Data items:
#####

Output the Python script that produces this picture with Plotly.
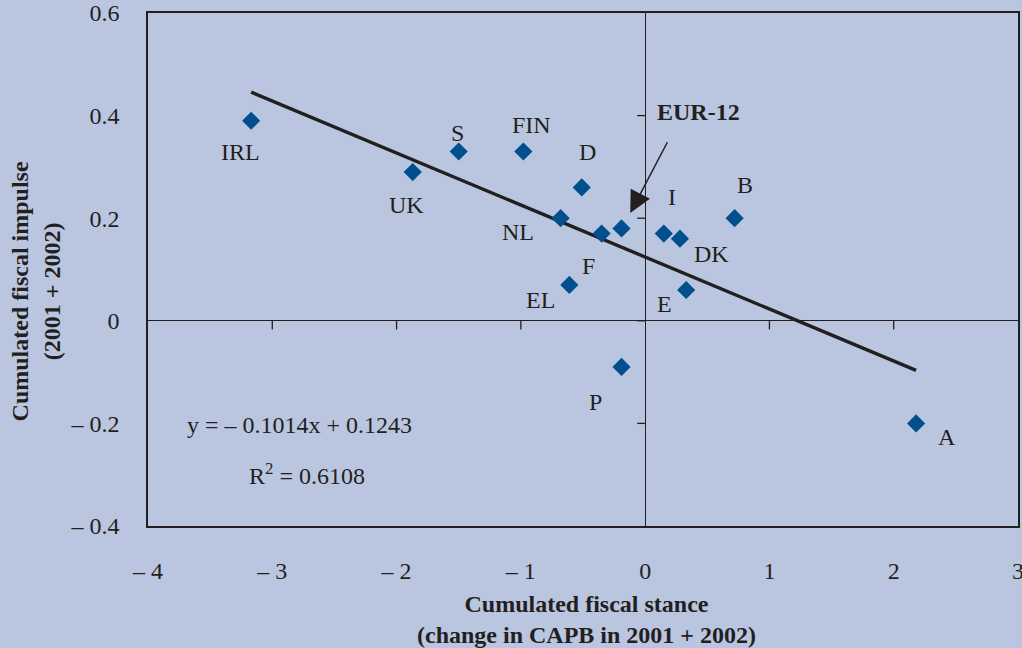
import plotly.graph_objects as go

# Country codes and their cumulated fiscal stance / impulse (2001 + 2002)
countries = ["IRL", "UK", "S", "FIN", "D", "NL", "F", "EUR-12", "EL",
             "I", "DK", "B", "E", "P", "A"]
stance = [-3.17, -1.87, -1.50, -0.98, -0.51, -0.68, -0.35, -0.19, -0.61,
          0.15, 0.28, 0.72, 0.33, -0.19, 2.18]
impulse = [0.39, 0.29, 0.33, 0.33, 0.26, 0.20, 0.17, 0.18, 0.07,
           0.17, 0.16, 0.20, 0.06, -0.09, -0.20]

# Linear regression reported on the chart
slope = -0.1014
intercept = 0.1243
r_squared = 0.6108

x_ticks = [-4, -3, -2, -1, 0, 1, 2, 3]
y_ticks = [-0.4, -0.2, 0, 0.2, 0.4, 0.6]


def fmt(v, digits):
    s = f"{abs(v):.{digits}f}" if digits else f"{abs(v):g}"
    return ("\u2013 " + s) if v < 0 else s


x_ticktext = [fmt(v, 0) for v in x_ticks]
y_ticktext = [fmt(v, 1) if v != 0 else "0" for v in y_ticks]

# Label placement offsets (pixels) relative to each point
label_offsets = {
    "IRL": (-11, -31), "UK": (-6, -33), "S": (-1, 19), "FIN": (8, 27),
    "D": (6, 35), "NL": (-43, -14), "F": (-13, -32), "EL": (-29, -15),
    "I": (8, 37), "B": (10, 33), "DK": (32, -15), "E": (-22, -14),
    "P": (-26, -35), "A": (31, -14),
}

BG = "rgb(186,198,224)"
INK = "#231f20"
MARK = "#024f8e"
FONT = "Liberation Serif"
FS = 24

fig = go.Figure()

# Trend line over the span of the observations
x0, x1 = min(stance), max(stance)
fig.add_trace(go.Scatter(
    x=[x0, x1], y=[slope * x0 + intercept, slope * x1 + intercept],
    mode="lines", line=dict(color=INK, width=3.4), hoverinfo="skip",
    showlegend=False,
))

fig.add_trace(go.Scatter(
    x=stance, y=impulse, mode="markers", text=countries,
    marker=dict(symbol="diamond", size=14, color=MARK),
    showlegend=False,
))

annotations = []
for c, xv, yv in zip(countries, stance, impulse):
    if c in label_offsets:
        dx, dy = label_offsets[c]
        annotations.append(dict(
            x=xv, y=yv, text=c, showarrow=False, xshift=dx, yshift=dy,
            font=dict(family=FONT, size=FS, color=INK),
        ))

# EUR-12 callout with arrow
i_eur = countries.index("EUR-12")
ex, ey = stance[i_eur], impulse[i_eur]
annotations.append(dict(
    x=ex + 0.07, y=ey + 0.03, ax=ex + 0.375, ay=ey + 0.171,
    xref="x", yref="y", axref="x", ayref="y", text="",
    showarrow=True, arrowhead=2, arrowsize=2.9, arrowwidth=1.5,
    arrowcolor=INK, standoff=0,
))
annotations.append(dict(
    x=ex, y=ey, xshift=77, yshift=116, text="<b>EUR-12</b>", showarrow=False,
    font=dict(family=FONT, size=FS, color=INK),
))

# Regression equation and fit
annotations.append(dict(
    x=-2.78, y=-0.203, text=f"y = \u2013 {abs(slope):.4f}x + {intercept:.4f}",
    showarrow=False, font=dict(family=FONT, size=FS, color=INK),
))
annotations.append(dict(
    x=-2.72, y=-0.298, text=f"R<sup>2</sup> = {r_squared:.4f}",
    showarrow=False, font=dict(family=FONT, size=FS, color=INK),
))

# Axis titles
annotations.append(dict(
    xref="paper", yref="paper", x=0.504, y=-0.122, yanchor="top",
    text="<b>Cumulated fiscal stance</b><br><b>(change in CAPB in 2001 + 2002)</b>",
    showarrow=False, font=dict(family=FONT, size=24, color=INK),
))
annotations.append(dict(
    xref="paper", yref="paper", x=-0.1645, y=0.458, xanchor="left",
    text="<b>Cumulated fiscal impulse</b><br><b>(2001 + 2002)</b>",
    textangle=-90, showarrow=False, font=dict(family=FONT, size=24, color=INK),
))

# Tick marks drawn on the zero lines
shapes = []
for v in x_ticks:
    if v not in (0, x_ticks[0], x_ticks[-1]):
        shapes.append(dict(type="line", xref="x", yref="y domain",
                           x0=v, x1=v, y0=0.4, y1=0.383,
                           line=dict(color=INK, width=1.3)))
for v in y_ticks:
    if v not in (y_ticks[0], y_ticks[-1]):
        shapes.append(dict(type="line", xref="x domain", yref="y",
                           x0=4 / 7, x1=4 / 7 - 0.0092, y0=v, y1=v,
                           line=dict(color=INK, width=1.3)))

fig.update_layout(
    width=1022, height=648,
    margin=dict(l=148, r=4, t=13, b=122),
    paper_bgcolor=BG, plot_bgcolor=BG,
    font=dict(family=FONT, size=FS, color=INK),
    annotations=annotations, shapes=shapes,
    xaxis=dict(
        range=[-4, 3], tickvals=x_ticks, ticktext=x_ticktext,
        showgrid=False, zeroline=True, zerolinecolor=INK, zerolinewidth=1.3,
        showline=True, mirror=True, linecolor=INK, linewidth=1.5,
        ticks="", ticklabelstandoff=22, tickfont=dict(size=FS),
        ticklabeloverflow="allow", automargin=False,
    ),
    yaxis=dict(
        range=[-0.4, 0.6], tickvals=y_ticks, ticktext=y_ticktext,
        showgrid=False, zeroline=True, zerolinecolor=INK, zerolinewidth=1.3,
        showline=True, mirror=True, linecolor=INK, linewidth=1.5,
        ticks="", ticklabelstandoff=22, tickfont=dict(size=FS),
        ticklabeloverflow="allow", automargin=False,
    ),
)

fig.write_html("out.html")
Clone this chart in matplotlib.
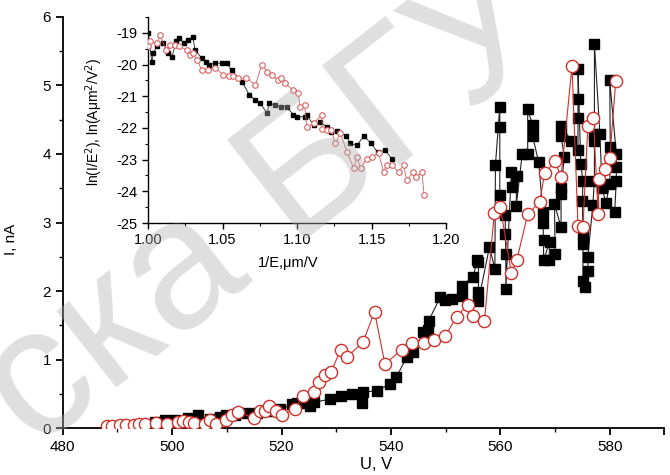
import matplotlib
matplotlib.use("Agg")
import matplotlib.pyplot as plt
import numpy as np

plt.rcParams['font.family'] = ['Liberation Sans', 'DejaVu Sans']

# ---- main plot data: black squares ----
black_U = [496.8, 498.7, 500.6, 502.9, 504.8, 506.9, 508.7, 509.8, 511.5, 513.5, 515.5, 517.5,
           519.8, 521.9, 522.8, 524.0, 525.2, 526.0, 528.9, 530.9, 532.8, 534.7, 534.9, 537.5,
           539.8, 541.0, 542.9, 544.1, 545.9, 546.8, 546.9, 549.0, 549.9, 551.1, 553.0, 553.0,
           555.0, 555.8, 556.0, 556.0, 556.0, 558.0, 559.0, 559.1, 559.9, 559.9, 559.9, 560.9,
           560.9, 561.0, 561.0, 562.0, 562.1, 563.0, 562.9, 564.0, 565.0, 565.0, 565.9, 565.9,
           567.0, 567.8, 567.8, 567.9, 567.9, 569.0, 568.9, 570.0, 569.9, 571.1, 571.1, 571.1,
           571.7, 571.1, 571.1, 573.0, 574.2, 574.2, 574.2, 574.2, 574.7, 575.1, 575.0, 575.1,
           575.1, 575.1, 575.5, 576.0, 576.0, 576.9, 577.2, 577.2, 577.2, 577.2, 578.2, 578.6,
           579.3, 580.0, 580.1, 580.0, 581.2, 581.2, 581.2, 580.9]
black_I = [0.09, 0.12, 0.12, 0.15, 0.19, 0.14, 0.16, 0.20, 0.20, 0.22, 0.23, 0.25,
           0.28, 0.35, 0.37, 0.37, 0.33, 0.38, 0.43, 0.47, 0.50, 0.37, 0.53, 0.55,
           0.65, 0.75, 1.04, 1.11, 1.40, 1.43, 1.57, 1.91, 1.87, 1.89, 1.93, 2.08,
           2.21, 2.45, 2.43, 1.99, 1.86, 2.64, 2.33, 3.84, 4.69, 4.39, 3.40, 3.11,
           2.84, 2.54, 2.03, 3.73, 3.52, 3.68, 3.24, 4.00, 4.00, 4.65, 4.42, 4.26,
           3.88, 3.15, 2.99, 2.74, 2.45, 2.72, 2.45, 2.54, 3.27, 2.93, 3.42, 3.51,
           3.95, 4.26, 4.41, 4.19, 4.05, 4.53, 4.80, 5.24, 3.85, 3.61, 3.32, 2.83,
           2.69, 2.15, 2.06, 2.30, 2.50, 3.25, 3.61, 4.19, 4.29, 5.60, 4.29, 3.51,
           3.28, 3.56, 4.10, 5.07, 4.00, 3.81, 3.61, 3.15]

# ---- main plot data: red open circles ----
red_U = [488.0, 489.0, 490.5, 491.5, 493.0, 494.0, 495.0, 497.0, 499.0, 501.0, 502.0, 503.0,
         504.0, 506.0, 507.0, 508.0, 509.9, 511.0, 512.0, 515.0, 516.0, 517.0, 517.7, 519.0,
         520.0, 522.5, 523.9, 525.9, 526.8, 528.0, 529.0, 530.8, 532.0, 534.9, 537.0, 538.9,
         542.0, 543.9, 546.0, 547.9, 549.9, 552.0, 554.0, 555.0, 557.1, 558.9, 560.0, 562.0,
         563.0, 565.0, 567.2, 568.1, 570.0, 571.1, 573.1, 574.2, 575.1, 576.0, 577.0, 577.9,
         578.0, 579.1, 580.0, 581.1]
red_I = [0.03, 0.04, 0.05, 0.05, 0.05, 0.06, 0.06, 0.08, 0.07, 0.10, 0.11, 0.09,
         0.08, 0.07, 0.12, 0.07, 0.13, 0.20, 0.24, 0.15, 0.25, 0.25, 0.33, 0.25,
         0.20, 0.29, 0.48, 0.53, 0.68, 0.78, 0.82, 1.14, 1.04, 1.26, 1.70, 0.94,
         1.15, 1.24, 1.24, 1.29, 1.34, 1.63, 1.80, 1.64, 1.57, 3.14, 3.22, 2.27,
         2.45, 3.12, 3.30, 3.72, 3.89, 3.66, 5.28, 2.95, 2.93, 4.41, 4.52, 3.12,
         3.63, 3.78, 3.94, 5.06]

# ---- inset data (Fowler-Nordheim) ----
fn_black_x = [1.000, 1.0025, 1.0036, 1.006, 1.010, 1.0136, 1.016, 1.019, 1.021, 1.024, 1.027,
              1.030, 1.0315, 1.036, 1.039, 1.041, 1.045, 1.0495, 1.053, 1.056, 1.063, 1.068,
              1.072, 1.075, 1.080, 1.081, 1.085, 1.089, 1.093, 1.0975, 1.0998, 1.105, 1.1065,
              1.111, 1.115, 1.120, 1.123, 1.127, 1.133, 1.1356, 1.140, 1.145, 1.1495, 1.154,
              1.159, 1.1635]
fn_black_y = [-19.0, -19.91, -19.64, -19.40, -19.33, -19.64, -19.75, -19.27, -19.17, -19.33, -19.22,
              -19.12, -19.54, -19.80, -19.91, -20.00, -19.96, -19.96, -19.96, -20.17, -20.54, -20.96,
              -21.12, -21.22, -21.54, -21.22, -21.28, -21.33, -21.33, -21.59, -21.65, -21.65, -21.59,
              -21.91, -21.80, -21.97, -22.12, -22.10, -22.25, -22.49, -22.54, -22.26, -22.49, -22.76,
              -22.70, -22.97]
fn_red_x = [1.000, 1.001, 1.006, 1.008, 1.012, 1.0148, 1.018, 1.021, 1.026, 1.028, 1.030, 1.033,
            1.036, 1.040, 1.045, 1.0505, 1.054, 1.057, 1.0606, 1.066, 1.072, 1.0763, 1.080, 1.083,
            1.087, 1.089, 1.092, 1.097, 1.1005, 1.102, 1.105, 1.1065, 1.111, 1.1165, 1.117, 1.120,
            1.123, 1.1255, 1.129, 1.1335, 1.138, 1.140, 1.1425, 1.1467, 1.150, 1.1546, 1.158, 1.160,
            1.1635, 1.168, 1.1714, 1.1736, 1.178, 1.180, 1.1837, 1.1852]
fn_red_y = [-19.40, -19.27, -19.33, -19.06, -19.54, -19.38, -19.38, -19.43, -19.54, -19.70, -19.64, -19.86,
            -20.17, -20.17, -20.10, -20.33, -20.36, -20.36, -20.43, -20.43, -20.64, -20.01, -20.22, -20.33,
            -20.49, -20.43, -20.59, -20.80, -20.90, -21.33, -21.28, -21.97, -21.86, -21.59, -22.02, -22.07,
            -22.07, -22.49, -22.17, -22.76, -23.28, -22.91, -23.28, -22.97, -22.91, -22.80, -23.39, -23.17,
            -23.17, -23.39, -23.18, -23.65, -23.39, -23.55, -23.39, -24.13]

main_xticks = [480, 500, 520, 540, 560, 580, 590]
main_xticklabels = ['480', '500', '520', '540', '560', '580', '']
main_yticks = [0, 1, 2, 3, 4, 5, 6]
inset_xticks = [1.00, 1.05, 1.10, 1.15, 1.20]
inset_yticks = [-25, -24, -23, -22, -21, -20, -19]

fig = plt.figure(figsize=(6.7, 4.75), dpi=100)

ax = fig.add_axes([0.0937, 0.098, 0.898, 0.867])
ax.patch.set_alpha(0)
ax.plot(black_U, black_I, color='#222222', lw=0.8, marker='s', ms=7.2,
        mfc='black', mec='black', zorder=3)
ax.plot(red_U, red_I, color='#d0302a', lw=0.8, marker='o', ms=8.8,
        mfc='white', mec='#d0302a', mew=1.0, zorder=4)
ax.set_xlim(480, 590)
ax.set_ylim(0, 6)
ax.set_xticks(main_xticks)
ax.set_xticklabels(main_xticklabels)
ax.set_xticks([490, 510, 530, 550, 570], minor=True)
ax.set_yticks(main_yticks)
ax.set_yticks([0.5, 1.5, 2.5, 3.5, 4.5, 5.5], minor=True)
for s in ['top', 'right']:
    ax.spines[s].set_visible(False)
for s in ['left', 'bottom']:
    ax.spines[s].set_linewidth(1.3)
ax.tick_params(which='major', direction='out', length=5, width=1.3, labelsize=11)
ax.tick_params(which='minor', direction='out', length=3, width=1.0)
ax.set_xlabel('U, V', fontsize=12)
ax.xaxis.set_label_coords(0.52, -0.07)
ax.set_ylabel('I, nA', fontsize=11)
ax.yaxis.set_label_coords(-0.075, 0.46)

# inset
ins = fig.add_axes([0.221, 0.5305, 0.445, 0.4337])
ins.patch.set_alpha(0)
ins.plot(fn_black_x, fn_black_y, color='#222222', lw=0.6, marker='s', ms=3.5,
         mfc='black', mec='black', zorder=3)
ins.plot(fn_red_x, fn_red_y, color='#d86060', lw=0.6, marker='o', ms=4,
         mfc='white', mec='#d86060', mew=0.8, zorder=4)
ins.set_xlim(1.00, 1.20)
ins.set_ylim(-25, -18.5)
ins.set_xticks(inset_xticks)
ins.set_xticklabels(['%.2f' % v for v in inset_xticks])
ins.set_xticks([1.025, 1.075, 1.125, 1.175], minor=True)
ins.set_yticks(inset_yticks)
ins.set_yticklabels(['%d' % v for v in inset_yticks])
ins.set_yticks([-24.5, -23.5, -22.5, -21.5, -20.5, -19.5, -18.5], minor=True)
for s in ['top', 'right']:
    ins.spines[s].set_visible(False)
for s in ['left', 'bottom']:
    ins.spines[s].set_linewidth(1.0)
ins.tick_params(which='major', direction='out', length=4, width=1.0, labelsize=10.5)
ins.tick_params(which='minor', direction='out', length=2.5, width=0.8)
ins.set_xlabel('1/E,\u03bcm/V', fontsize=10.5)
ins.xaxis.set_label_coords(0.47, -0.16)
ins.set_ylabel('ln(I/E$^2$), ln(A\u03bcm$^2$/V$^2$)', fontsize=10)
ins.yaxis.set_label_coords(-0.145, 0.49)

# watermark (semi-transparent, over the plot)
fig.text(0.40, 0.56, 'ска БГУ', fontsize=132, color='#b0b0b0', rotation=38,
         ha='center', va='center', zorder=10, alpha=0.4)

fig.savefig('out.png', dpi=100)
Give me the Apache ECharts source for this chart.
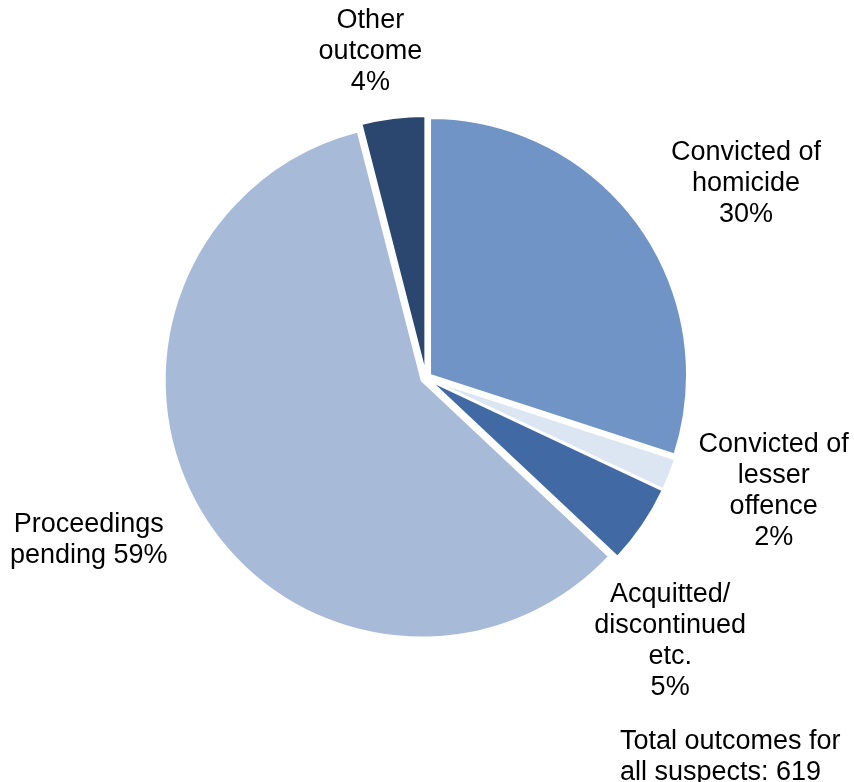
<!DOCTYPE html>
<html>
<head>
<meta charset="utf-8">
<script src="https://cdn.jsdelivr.net/npm/echarts@6/dist/echarts.min.js"></script>
<style>
html,body{margin:0;padding:0;background:#fff;}
#chart{width:854px;height:782px;}
</style>
</head>
<body>
<div id="chart"></div>
<script>
// Data
var categories = ['Convicted of homicide', 'Convicted of lesser offence', 'Acquitted/discontinued etc.', 'Proceedings pending', 'Other outcome'];
var labelTexts = ['Convicted of\nhomicide', 'Convicted of\nlesser\noffence', 'Acquitted/\ndiscontinued\netc.', 'Proceedings\npending', 'Other\noutcome'];
var percentValues = [30, 2, 5, 59, 4];
var sliceColors = ['#7094C6', '#DCE6F2', '#416AA4', '#A7BBD9', '#2C476F'];
var totalNote = 'Total outcomes for\nall suspects: 619';

// label block centres (layout, not data)
var labelCentres = [[742, 186], [769, 489], [666, 638], [93, 538], [371, 57]];
var sepAfterName = [true, true, true, false, true];

var chart = echarts.init(document.getElementById('chart'), null, {renderer: 'canvas'});
var data = categories.map(function (c, i) {
  return {
    name: c,
    value: percentValues[i],
    selected: true,
    itemStyle: {color: sliceColors[i]}
  };
});

chart.setOption({
  animation: false,
  backgroundColor: '#ffffff',
  textStyle: {fontFamily: 'Liberation Sans, Arial, sans-serif'},
  graphic: [{
    type: 'text',
    left: 620,
    top: 726,
    style: {
      text: totalNote,
      fill: '#000',
      font: '27px "Liberation Sans", Arial, sans-serif',
      lineHeight: 31,
      align: 'left'
    }
  }],
  series: [{
    type: 'pie',
    center: [426, 378],
    radius: [0, 257],
    startAngle: 90,
    clockwise: true,
    selectedMode: 'multiple',
    selectedOffset: 5,
    avoidLabelOverlap: false,
    data: data,
    itemStyle: {borderColor: '#ffffff', borderWidth: 2},
    select: {itemStyle: {borderColor: '#ffffff', borderWidth: 2}},
    emphasis: {disabled: true},
    labelLine: {show: false},
    label: {
      show: true,
      position: 'outside',
      color: '#000',
      fontSize: 27,
      lineHeight: 31,
      fontFamily: 'Liberation Sans, Arial, sans-serif',
      formatter: function (p) {
        var idx = p.dataIndex;
        var pct = Math.round(p.percent) + '%';
        var txt = labelTexts[idx] + (sepAfterName[idx] ? '\n' : ' ') + pct;
        return txt.split('\n').map(function (l) { return '{c|' + l + '}'; }).join('\n');
      },
      rich: {
        c: {
          align: 'center',
          color: '#000',
          fontSize: 27,
          lineHeight: 31,
          fontFamily: 'Liberation Sans, Arial, sans-serif'
        }
      }
    },
    labelLayout: function (params) {
      var c = labelCentres[params.dataIndex];
      var r = params.labelRect;
      return {
        dx: c[0] - (r.x + r.width / 2),
        dy: c[1] - (r.y + r.height / 2),
        hideOverlap: false
      };
    }
  }]
});
</script>
</body>
</html>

#####

Using the entries above, reproduce word for word only the lines from the one that contains "Clone this chart in matplotlib." to the one that contains "3.28, 3.56, 4.10, 5.07, 4.00, 3.81, 3.61, 3.15]", both ends included, and drop every picture.

Correct output
Clone this chart in matplotlib.
import matplotlib
matplotlib.use("Agg")
import matplotlib.pyplot as plt
import numpy as np

plt.rcParams['font.family'] = ['Liberation Sans', 'DejaVu Sans']

# ---- main plot data: black squares ----
black_U = [496.8, 498.7, 500.6, 502.9, 504.8, 506.9, 508.7, 509.8, 511.5, 513.5, 515.5, 517.5,
           519.8, 521.9, 522.8, 524.0, 525.2, 526.0, 528.9, 530.9, 532.8, 534.7, 534.9, 537.5,
           539.8, 541.0, 542.9, 544.1, 545.9, 546.8, 546.9, 549.0, 549.9, 551.1, 553.0, 553.0,
           555.0, 555.8, 556.0, 556.0, 556.0, 558.0, 559.0, 559.1, 559.9, 559.9, 559.9, 560.9,
           560.9, 561.0, 561.0, 562.0, 562.1, 563.0, 562.9, 564.0, 565.0, 565.0, 565.9, 565.9,
           567.0, 567.8, 567.8, 567.9, 567.9, 569.0, 568.9, 570.0, 569.9, 571.1, 571.1, 571.1,
           571.7, 571.1, 571.1, 573.0, 574.2, 574.2, 574.2, 574.2, 574.7, 575.1, 575.0, 575.1,
           575.1, 575.1, 575.5, 576.0, 576.0, 576.9, 577.2, 577.2, 577.2, 577.2, 578.2, 578.6,
           579.3, 580.0, 580.1, 580.0, 581.2, 581.2, 581.2, 580.9]
black_I = [0.09, 0.12, 0.12, 0.15, 0.19, 0.14, 0.16, 0.20, 0.20, 0.22, 0.23, 0.25,
           0.28, 0.35, 0.37, 0.37, 0.33, 0.38, 0.43, 0.47, 0.50, 0.37, 0.53, 0.55,
           0.65, 0.75, 1.04, 1.11, 1.40, 1.43, 1.57, 1.91, 1.87, 1.89, 1.93, 2.08,
           2.21, 2.45, 2.43, 1.99, 1.86, 2.64, 2.33, 3.84, 4.69, 4.39, 3.40, 3.11,
           2.84, 2.54, 2.03, 3.73, 3.52, 3.68, 3.24, 4.00, 4.00, 4.65, 4.42, 4.26,
           3.88, 3.15, 2.99, 2.74, 2.45, 2.72, 2.45, 2.54, 3.27, 2.93, 3.42, 3.51,
           3.95, 4.26, 4.41, 4.19, 4.05, 4.53, 4.80, 5.24, 3.85, 3.61, 3.32, 2.83,
           2.69, 2.15, 2.06, 2.30, 2.50, 3.25, 3.61, 4.19, 4.29, 5.60, 4.29, 3.51,
           3.28, 3.56, 4.10, 5.07, 4.00, 3.81, 3.61, 3.15]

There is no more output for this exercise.